Paul, a wonderfully rumpled sort of man, with wild silvery hair flying every which way, wears a tweed jacket, shirt, and gray flannels.  He sits on a gray plastic chair in the middle of the room, with the inmates facing him in a double half-circle.  He looks a little exposed, with his belly hanging over his belt a bit.  The men dwarf the school-room chair/desks at which they sit.  They all wear the same khaki scrubs and work boots.

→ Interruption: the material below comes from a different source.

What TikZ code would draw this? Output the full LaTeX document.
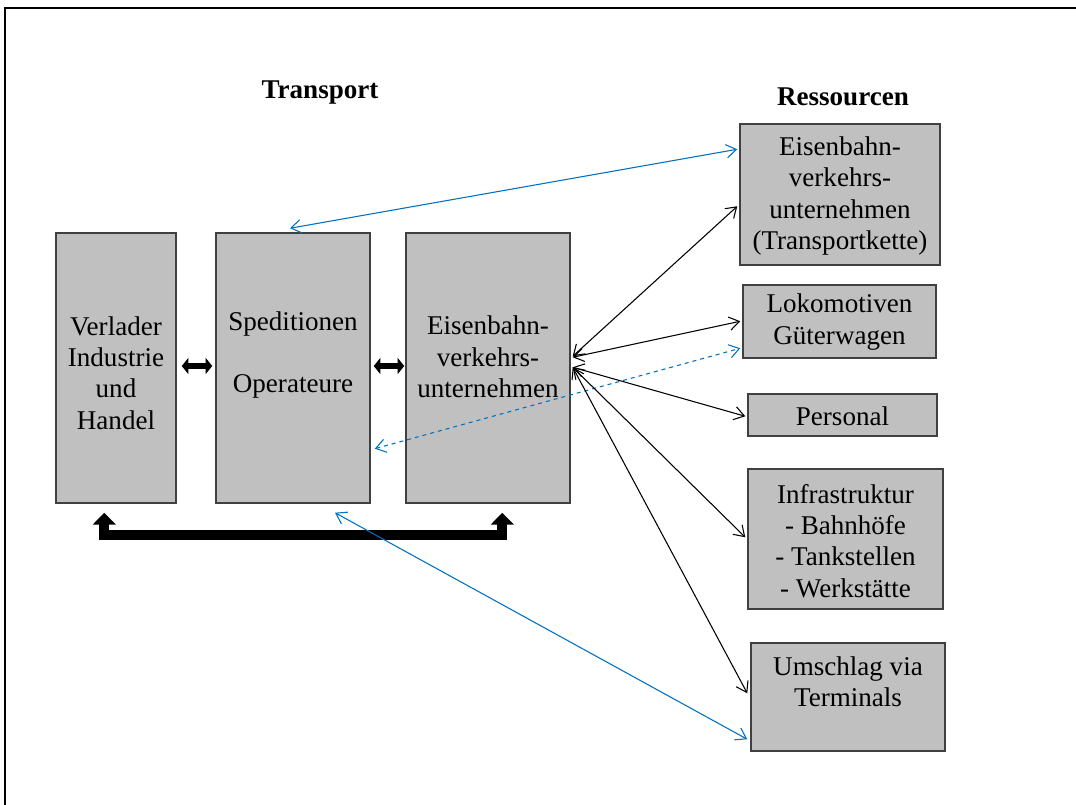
\documentclass[tikz,border=0pt]{standalone}
\usepackage{fontspec}
\setmainfont{Liberation Serif}
\usetikzlibrary{arrows.meta,calc}
\definecolor{boxgray}{RGB}{192,192,192}
\definecolor{boxline}{RGB}{64,64,64}
\definecolor{lineblue}{RGB}{0,112,192}
\begin{document}
\begin{tikzpicture}[x=0.75pt,y=-0.75pt,
  box/.style={draw=boxline,line width=1.1pt,fill=boxgray,inner sep=0pt},
  txt/.style={align=center,font=\fontsize{20.3}{23.5}\selectfont,inner sep=0pt},
  title/.style={font=\fontsize{20.3}{23.5}\selectfont\bfseries,inner sep=0pt},
  conn/.style={line width=0.8pt,{Straight Barb[length=7.5pt,width=10pt]}-{Straight Barb[length=7.5pt,width=10pt]}},
  blueconn/.style={conn,draw=lineblue},
  fat/.style={line width=4.8pt,{Triangle[length=5pt,width=12pt]}-{Triangle[length=5pt,width=12pt]}},
]
\useasboundingbox (0,0) rectangle (1076,805);
% frame
\coordinate (ftl) at (5,8);
\draw[line width=1.7pt] (1076,8) -- (ftl) -- (5,805);

% titles
\node[title] (tTransport) at (320,93) {Transport};
\node[title] (tRess) at (843,97) {Ressourcen};

% left boxes
\node[box,minimum width=90pt,minimum height=202.5pt] (b1) at (116,368) {};
\node[box,minimum width=115.5pt,minimum height=202.5pt] (b2) at (293,368) {};
\node[box,minimum width=123pt,minimum height=202.5pt] (b3) at (488,368) {};
\node[txt] (b1t) at (116,373) {Verlader\\Industrie\\und\\Handel};
\node[txt] (b2t) at (293,355) {Speditionen\\[23.5pt]Operateure};
\node[txt] (b3t) at (488,357) {Eisenbahn-\\verkehrs-\\unternehmen};

% right boxes
\node[box,minimum width=150pt,minimum height=105.75pt] (r1) at (840,194.5) {};
\node[box,minimum width=144.75pt,minimum height=54.75pt] (r2) at (839.5,321.5) {};
\node[box,minimum width=141.75pt,minimum height=31.5pt] (r3) at (842.5,415) {};
\node[box,minimum width=146.25pt,minimum height=105pt] (r4) at (845.5,539) {};
\node[box,minimum width=145.5pt,minimum height=81pt] (r5) at (848,697) {};
\node[txt] (r1t) at (840,196) {Eisenbahn-\\verkehrs-\\unternehmen\\(Transportkette)};
\node[txt] (r2t) at (839.5,322) {Lokomotiven\\Güterwagen};
\node[txt] (r3t) at (842.5,416) {Personal};
\node[txt] (r4t) at (845.5,541) {Infrastruktur\\- Bahnhöfe\\- Tankstellen\\- Werkstätte};
\node[txt] (r5t) at (848,682) {Umschlag via\\Terminals};

% fat double arrows
\draw[fat] ($(b1.east)+(5,-2)$) -- ($(b2.west)+(-3,-2)$);
\draw[fat] ($(b2.east)+(3,-2)$) -- ($(b3.west)+(-1,-2)$);

% U arrow
\draw[line width=7.5pt,{Triangle[length=9pt,width=17pt]}-{Triangle[length=9pt,width=17pt]}]
  ($(b1.south west)+(49,9)$) -- ++(0,22) -| ($(b3.south west)+(97,9)$);

% connectors
\draw[blueconn] ($(b2.north)+(-3,-4)$) -- ($(r1.north west)+(-2,26)$);
\draw[conn] ($(b3.north east)+(2,124)$) -- ($(r1.north west)+(-2,83)$);
\draw[conn] ($(b3.north east)+(2,125)$) -- ($(r2.north west)+(-2,37)$);
\draw[blueconn,dashed] ($(b2.south east)+(4,-55)$) -- ($(r2.north west)+(-2,64)$);
\draw[conn] ($(b3.north east)+(2,135)$) -- ($(r3.north west)+(-2,23)$);
\draw[conn] ($(b3.north east)+(2,135)$) -- ($(r4.north west)+(-2,69)$);
\draw[conn] ($(b3.north east)+(2,135)$) -- ($(r5.north west)+(-3,51)$);
\draw[blueconn] ($(b2.south)+(42,9)$) -- ($(r5.north west)+(-3,97)$);
\end{tikzpicture}
\end{document}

I've been preparing them for this visit for weeks, brought them Paul's poetry and his bio.  I'm not sure they entirely believed he'd really show up, being quite convinced, for the most part, that very few people on the outside think of them at all, let alone important people who are not getting paid for their visit.
M., says, "So, you written like a whole book of poems?"
I., sitting next to him, guffaws hugely, and slaps the poems and biographical information I'd given the men.  "One book?  He wrote a whole bunch of books!  Don't you read this shit?"
"Well," says Paul.  "I try to write poems.  I think people who write actually have more trouble with words than other people.  That's why we struggle over them so much.  But I do try."
I tell the men Paul is also a musician and was in a recording studio last night.  O. asks Paul what kind of music?
"Well, I will tell you I play very poorly," says Paul.  "just a bit of rudimentary rhythm guitar, but I like to write lyrics, and I try to write them."
I doubt the men know Paul has not only written produced librettos, but has written songs recorded by The Handsome Family, Warren Zevon and Bruce Springsteen.
A., a small talkative student, says he's brought a poem.  One he wrote for a class on the holocaust.  Paul asks A. to read it.  He's written it from the point of view of a Jewish concentration camp inmate.  It's not a perfect poem, but there are some lines of great power.
"That's what poetry can do," Paul says.  "It can put us in the place of someone entirely unlike ourselves.  It opens up worlds.  Well done!"
A. beams.
Paul talks about poetry.  O. mentions he began to write something this week but gave it up, threw it away, because it didn't go anywhere.
"Have you considered," asked Paul, "perhaps not trying to make the work go anywhere?  Have you tried seeing where it might take you?  Sometimes we can be out of control, discovering not what we want to say, but what the words might want to say through us."
To a room full of young men who have very little control, and therefore try to control everything possible, this is an unsettling concept. Paul talks about a poem he's trying to write at the moment, about two seemingly dissimilar things.  He says he senses a connection between them, and he is writing to find out what that might be.
Paul's gentle humor and deep humility win the men over in no time at all.  He wants them to try an exercise in being out of control.  Desks creak and rattle.  The men shuffle their feet and their papers and for a moment they don't make eye contact.  Paul hands a sheet of paper to each man.  On the top of each is a line of poetry, and numbered spaces beneath.  The men are to write just one line of poetry, responding to the line in front of them, then to fold over the line they've read, leaving just the line they've written visible, and pass the page along to the next man.  This causes a moment of panic.  Everyone's asking questions at once.  They don't understand.  What did he mean?  Do they hide the line they write?  Do they have to write lines on all the pages?  Different lines?  Different poems?
It is important to them they do this properly.  Doing things improperly has consequences in this place.  Paul goes over it again, reassures them it will all be well in the end, that something wonderful might happen.  Just go ahead.  Write one line of poetry.  Let the line you read sink into you.
"Think, but not too much," he says.  "Think, and then don't think.  Think.  Don't think."
The men begin to write.  Some are quicker than others, and T. soon has a pile of pages in front of him.  He's struggling.